-- SET TASK --
Write out, exactly as given, every line from the one holding "Clone this diagram in TikZ." to the one holding "(j1) -| ([xshift=-22.5pt]pa.north);", including both.

-- SUPPLIED MATERIAL --
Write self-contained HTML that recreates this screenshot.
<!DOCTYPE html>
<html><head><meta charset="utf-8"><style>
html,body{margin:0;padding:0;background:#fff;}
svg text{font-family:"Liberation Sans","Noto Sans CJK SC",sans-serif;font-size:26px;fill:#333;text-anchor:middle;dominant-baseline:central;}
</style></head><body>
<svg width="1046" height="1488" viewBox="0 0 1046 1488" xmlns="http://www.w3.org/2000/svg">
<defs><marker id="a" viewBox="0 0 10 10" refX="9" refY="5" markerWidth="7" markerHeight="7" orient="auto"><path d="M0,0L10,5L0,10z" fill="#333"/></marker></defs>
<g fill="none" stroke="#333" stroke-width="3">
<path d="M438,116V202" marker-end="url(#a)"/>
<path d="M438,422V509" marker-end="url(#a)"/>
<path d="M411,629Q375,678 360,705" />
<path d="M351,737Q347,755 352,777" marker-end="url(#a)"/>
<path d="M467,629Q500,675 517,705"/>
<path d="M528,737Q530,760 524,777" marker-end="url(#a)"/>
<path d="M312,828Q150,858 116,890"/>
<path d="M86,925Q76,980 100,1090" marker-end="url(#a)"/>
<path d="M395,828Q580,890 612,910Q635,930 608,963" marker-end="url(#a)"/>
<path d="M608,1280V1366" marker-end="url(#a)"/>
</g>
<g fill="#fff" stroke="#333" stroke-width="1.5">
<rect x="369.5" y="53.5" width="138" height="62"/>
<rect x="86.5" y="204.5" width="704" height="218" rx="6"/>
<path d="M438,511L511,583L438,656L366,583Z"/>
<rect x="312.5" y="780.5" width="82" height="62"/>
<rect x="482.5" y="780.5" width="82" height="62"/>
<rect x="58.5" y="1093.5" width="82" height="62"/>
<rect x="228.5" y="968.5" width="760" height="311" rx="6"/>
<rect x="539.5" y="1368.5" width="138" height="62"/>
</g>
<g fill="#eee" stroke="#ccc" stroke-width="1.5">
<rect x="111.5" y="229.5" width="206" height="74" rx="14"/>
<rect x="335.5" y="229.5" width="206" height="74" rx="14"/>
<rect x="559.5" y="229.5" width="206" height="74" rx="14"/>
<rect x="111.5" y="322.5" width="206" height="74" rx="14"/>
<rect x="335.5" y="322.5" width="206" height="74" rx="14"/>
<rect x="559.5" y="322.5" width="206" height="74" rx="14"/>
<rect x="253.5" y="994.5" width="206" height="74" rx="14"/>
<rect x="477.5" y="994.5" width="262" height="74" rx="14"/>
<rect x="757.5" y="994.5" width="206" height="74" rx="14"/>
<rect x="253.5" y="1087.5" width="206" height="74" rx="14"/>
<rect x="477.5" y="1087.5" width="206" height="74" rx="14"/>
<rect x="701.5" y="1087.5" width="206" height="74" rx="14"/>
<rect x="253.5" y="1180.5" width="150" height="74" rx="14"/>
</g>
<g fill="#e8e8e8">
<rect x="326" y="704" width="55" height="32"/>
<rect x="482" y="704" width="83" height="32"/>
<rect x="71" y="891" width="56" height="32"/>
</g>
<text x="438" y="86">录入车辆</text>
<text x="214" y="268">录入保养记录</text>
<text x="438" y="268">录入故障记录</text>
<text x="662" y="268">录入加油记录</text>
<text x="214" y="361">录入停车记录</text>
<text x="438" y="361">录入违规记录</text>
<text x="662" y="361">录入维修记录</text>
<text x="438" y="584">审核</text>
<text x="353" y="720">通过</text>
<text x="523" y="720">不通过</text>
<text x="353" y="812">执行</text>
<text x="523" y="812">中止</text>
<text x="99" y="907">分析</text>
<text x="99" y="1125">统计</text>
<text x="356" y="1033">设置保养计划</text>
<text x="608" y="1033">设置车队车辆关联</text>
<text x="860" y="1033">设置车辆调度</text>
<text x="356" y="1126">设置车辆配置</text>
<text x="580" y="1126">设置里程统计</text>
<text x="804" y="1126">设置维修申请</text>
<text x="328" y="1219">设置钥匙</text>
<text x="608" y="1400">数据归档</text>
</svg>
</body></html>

* * *

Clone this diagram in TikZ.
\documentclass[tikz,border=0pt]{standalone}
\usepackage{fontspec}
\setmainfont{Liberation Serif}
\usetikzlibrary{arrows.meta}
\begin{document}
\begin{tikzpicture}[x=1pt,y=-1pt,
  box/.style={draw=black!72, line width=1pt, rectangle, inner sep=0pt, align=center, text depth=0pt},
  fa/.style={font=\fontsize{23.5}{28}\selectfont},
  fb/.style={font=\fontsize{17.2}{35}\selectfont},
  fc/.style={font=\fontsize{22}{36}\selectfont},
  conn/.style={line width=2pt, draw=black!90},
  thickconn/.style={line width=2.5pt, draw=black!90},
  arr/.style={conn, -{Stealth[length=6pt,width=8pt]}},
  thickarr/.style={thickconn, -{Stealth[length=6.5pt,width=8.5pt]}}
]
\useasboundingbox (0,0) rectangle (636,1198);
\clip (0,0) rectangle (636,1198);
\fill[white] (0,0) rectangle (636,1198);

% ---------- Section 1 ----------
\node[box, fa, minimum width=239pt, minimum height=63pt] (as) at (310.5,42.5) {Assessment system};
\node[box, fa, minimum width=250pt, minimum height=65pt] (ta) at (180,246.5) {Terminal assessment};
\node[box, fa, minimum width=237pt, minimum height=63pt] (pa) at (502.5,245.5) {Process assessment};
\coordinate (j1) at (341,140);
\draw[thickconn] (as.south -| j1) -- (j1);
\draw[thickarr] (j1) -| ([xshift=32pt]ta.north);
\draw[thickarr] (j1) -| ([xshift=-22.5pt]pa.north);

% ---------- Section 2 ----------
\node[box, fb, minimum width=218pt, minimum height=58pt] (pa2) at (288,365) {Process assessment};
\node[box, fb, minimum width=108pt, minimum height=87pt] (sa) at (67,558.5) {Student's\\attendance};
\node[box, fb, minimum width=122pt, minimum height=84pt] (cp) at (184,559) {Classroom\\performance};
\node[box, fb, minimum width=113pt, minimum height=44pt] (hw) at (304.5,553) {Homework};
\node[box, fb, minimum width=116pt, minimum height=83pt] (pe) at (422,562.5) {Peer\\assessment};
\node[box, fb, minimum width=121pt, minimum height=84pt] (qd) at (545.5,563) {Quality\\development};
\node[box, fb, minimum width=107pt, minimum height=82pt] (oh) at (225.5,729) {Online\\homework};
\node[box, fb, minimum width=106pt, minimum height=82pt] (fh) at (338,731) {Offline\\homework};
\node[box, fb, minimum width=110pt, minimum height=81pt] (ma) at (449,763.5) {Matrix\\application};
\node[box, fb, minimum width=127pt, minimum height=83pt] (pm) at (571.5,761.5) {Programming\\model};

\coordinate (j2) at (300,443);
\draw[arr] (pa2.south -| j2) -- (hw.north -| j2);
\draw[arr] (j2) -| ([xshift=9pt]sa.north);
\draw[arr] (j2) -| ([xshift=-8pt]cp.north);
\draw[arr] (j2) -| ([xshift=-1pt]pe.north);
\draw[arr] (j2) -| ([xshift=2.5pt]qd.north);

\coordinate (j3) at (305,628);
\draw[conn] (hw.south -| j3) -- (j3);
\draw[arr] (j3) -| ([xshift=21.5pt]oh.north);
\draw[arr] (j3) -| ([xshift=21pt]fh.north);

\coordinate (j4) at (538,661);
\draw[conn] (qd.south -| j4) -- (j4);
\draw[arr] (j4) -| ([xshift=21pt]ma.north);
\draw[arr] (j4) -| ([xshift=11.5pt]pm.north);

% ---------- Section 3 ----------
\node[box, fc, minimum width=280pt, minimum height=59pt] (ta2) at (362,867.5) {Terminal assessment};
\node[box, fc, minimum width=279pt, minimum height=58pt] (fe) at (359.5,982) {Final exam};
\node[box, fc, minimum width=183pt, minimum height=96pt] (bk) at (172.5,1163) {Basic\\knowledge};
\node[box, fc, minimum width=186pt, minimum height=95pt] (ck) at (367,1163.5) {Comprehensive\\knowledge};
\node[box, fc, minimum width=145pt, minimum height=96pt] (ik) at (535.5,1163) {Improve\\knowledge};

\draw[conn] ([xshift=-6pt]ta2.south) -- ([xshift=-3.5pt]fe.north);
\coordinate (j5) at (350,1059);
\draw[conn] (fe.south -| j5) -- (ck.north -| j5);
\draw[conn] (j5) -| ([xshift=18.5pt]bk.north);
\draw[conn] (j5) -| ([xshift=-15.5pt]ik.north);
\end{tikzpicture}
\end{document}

-- THE SOLUTION --
Clone this diagram in TikZ.
\documentclass[tikz,border=0pt]{standalone}
\usepackage{fontspec}
\setmainfont{Liberation Serif}
\usetikzlibrary{arrows.meta}
\begin{document}
\begin{tikzpicture}[x=1pt,y=-1pt,
  box/.style={draw=black!72, line width=1pt, rectangle, inner sep=0pt, align=center, text depth=0pt},
  fa/.style={font=\fontsize{23.5}{28}\selectfont},
  fb/.style={font=\fontsize{17.2}{35}\selectfont},
  fc/.style={font=\fontsize{22}{36}\selectfont},
  conn/.style={line width=2pt, draw=black!90},
  thickconn/.style={line width=2.5pt, draw=black!90},
  arr/.style={conn, -{Stealth[length=6pt,width=8pt]}},
  thickarr/.style={thickconn, -{Stealth[length=6.5pt,width=8.5pt]}}
]
\useasboundingbox (0,0) rectangle (636,1198);
\clip (0,0) rectangle (636,1198);
\fill[white] (0,0) rectangle (636,1198);

% ---------- Section 1 ----------
\node[box, fa, minimum width=239pt, minimum height=63pt] (as) at (310.5,42.5) {Assessment system};
\node[box, fa, minimum width=250pt, minimum height=65pt] (ta) at (180,246.5) {Terminal assessment};
\node[box, fa, minimum width=237pt, minimum height=63pt] (pa) at (502.5,245.5) {Process assessment};
\coordinate (j1) at (341,140);
\draw[thickconn] (as.south -| j1) -- (j1);
\draw[thickarr] (j1) -| ([xshift=32pt]ta.north);
\draw[thickarr] (j1) -| ([xshift=-22.5pt]pa.north);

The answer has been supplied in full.